Auch der neue Bluttest auf Downsyndrom verhilft nicht zum perfekten Nachwuchs
Die Möglichkeiten der Pränatal-Diagnostik sind Segen und Fluch zugleich. Ein Segen, weil die Diagnoseverfahren beispielsweise schwere Herzfehler oder Stoffwechselstörungen rechtzeitig erkennbar machen; viele Babys können behandelt werden und überleben. Ein Fluch sind die ständig weiterentwickelten und verfeinerten Methoden, weil sie über das Normalste auf der Welt - Schwangerschaft und Geburt - eine Glocke medizinischer Kontrolle stülpen. Die Schwangerschaft wird nicht zu einer Zeit der Vorfreude, sondern zur Phase der Ungewissheit und Zukunftssorge. Die Schwangere, die alle Kraft braucht, um sich auf ein Leben mit Kind einzustimmen, wird eingekeilt zwischen Fristen, Risikoabschätzungen und Gefahren.
Der neue Bluttest zur Feststellung einer Trisomie im Erbgut des Fötus, der demnächst auf den Markt kommen soll, verändert nichts an diesem Trend. Immerhin ist er aber ein Fortschritt im Vergleich zu invasiven Verfahren wie der Plazenta- und der Fruchtwasser-Punktion (Amniozentese), weil er das Kind in der Gebärmutter nicht antastet.
Untersucht werden bei diesem Test kindliche Gen-Schnipsel im Blut der Mutter. Bei Fruchtwasser- und Plazenta-Punktionen werden Nadeln durch die Bauchdecke oder Katheter durch den Muttermund geführt, um Gewebe zu entnehmen; das ist ein deutlich gefühltes Eindringen in den geschützten Raum der Bauchhöhle, das von der Natur ja gerade nicht vorgesehen ist. Das Risiko einer Fehlgeburt danach ist mit 0,5 bis ein Prozent relativ hoch. Und die Methoden sind nicht einmal fehlerfrei. Der neue Bluttest hat bei 522 Risikoschwangeren immerhin 100-prozentig richtige Ergebnisse erbracht.

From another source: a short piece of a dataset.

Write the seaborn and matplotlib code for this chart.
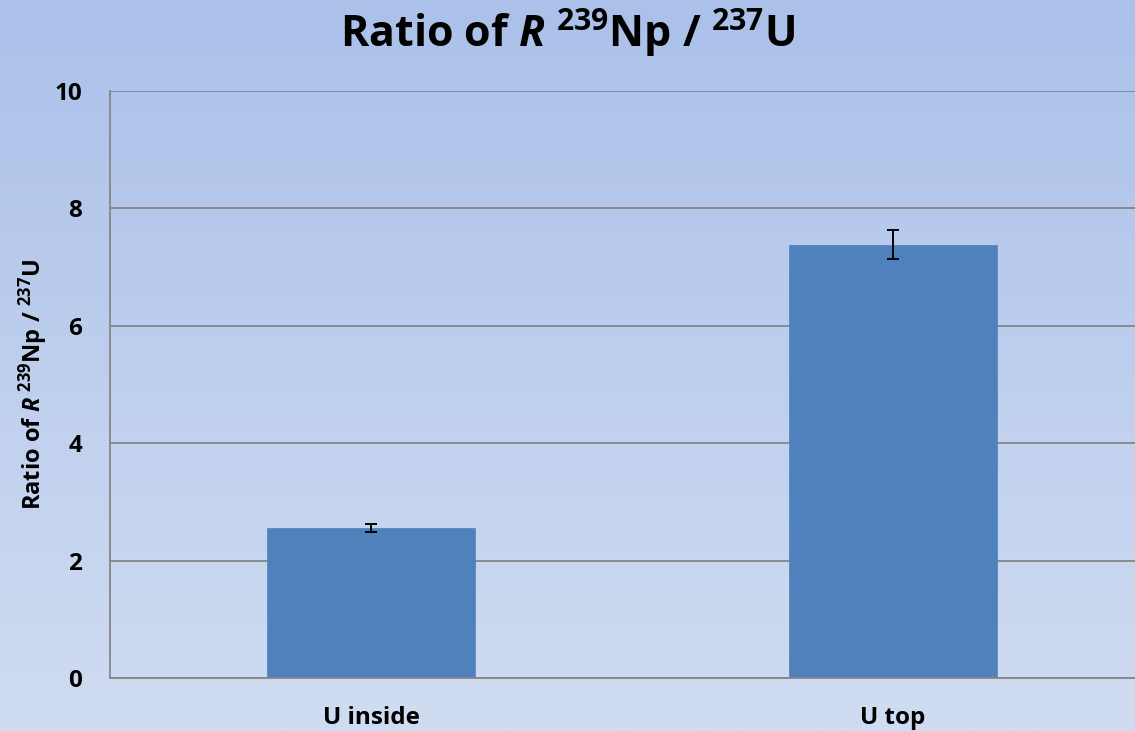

Diskussionswürdig ist also weniger der Bluttest selbst als vielmehr unser Umgang damit. Der Test zielt ausschließlich auf die Erkennung der Trisomie, des Downsyndroms, und nicht auf andere Anomalien oder Erkrankungen des Kindes. Damit ebnet er noch nicht einer "routinemäßigen Selektion" von Behinderten mit Downsyndrom den Weg, wie die Vizevorsitzenden der CDU-Bundestagsfraktion warnen.
Aber man darf auch nicht die Augen davor verschließen, dass jeder bessere und verfeinerte Test die Entscheidungsfindung von Eltern verkompliziert. Fluch und Segen zugleich - der Test liefert mehr Informationen. Er ist aber auch eine Einladung zu mehr Spekulation: Wie schwer das Kind beeinträchtigt sein könnte; wie es sein wird, mit diesem Kind zu leben; ob die Beziehung es aushält; ob es Hilfe geben wird; vor allem ob man eine Spätabtreibung verkraften würde. Der Test nötigt zu Entscheidungen, die selbst weise, lebenserfahrene Menschen überfordern würden.
Der Freiheit , dass wir heute Zeitpunkt und Zahl der Geburten bestimmen können, stehen immer mehr Bedingungen gegenüber. Um sich erst beruflich abzusichern, warten Paare mit dem ersten Kind bis weit jenseits der 30. Dann kann von einem frei gewählten "Wann" schon keine Rede mehr sein kann, eher von einem "Ob überhaupt". Und für das eine, einzige Kind, für diese ersehnte Familienphase, soll dann alles perfekt sein. Möglichst sogar das Kind selbst. Vorsorge und Risikovermeidung werden da wichtiger als die Erstausstattung fürs Baby. Unter diesen Vorzeichen werden aus Schwangeren ganz schnell "Patientinnen", ab 35 Jahren sogar "Risikoschwangere".
Aber Risiko lässt sich nicht ausschalten. Was ist denn, wenn ein gesundes Kind nach einem Unfall oder einer Virusinfektion fürs Leben geschädigt bleibt? Und sind umgekehrt nicht gerade Kinder mit Downsyndrom in ihren Familien oft Bereicherung und Sonnenschein? Reproduktion ist ein Menschenrecht. Wir sollten sie nicht ins Zwangskorsett der Perfektion sperren.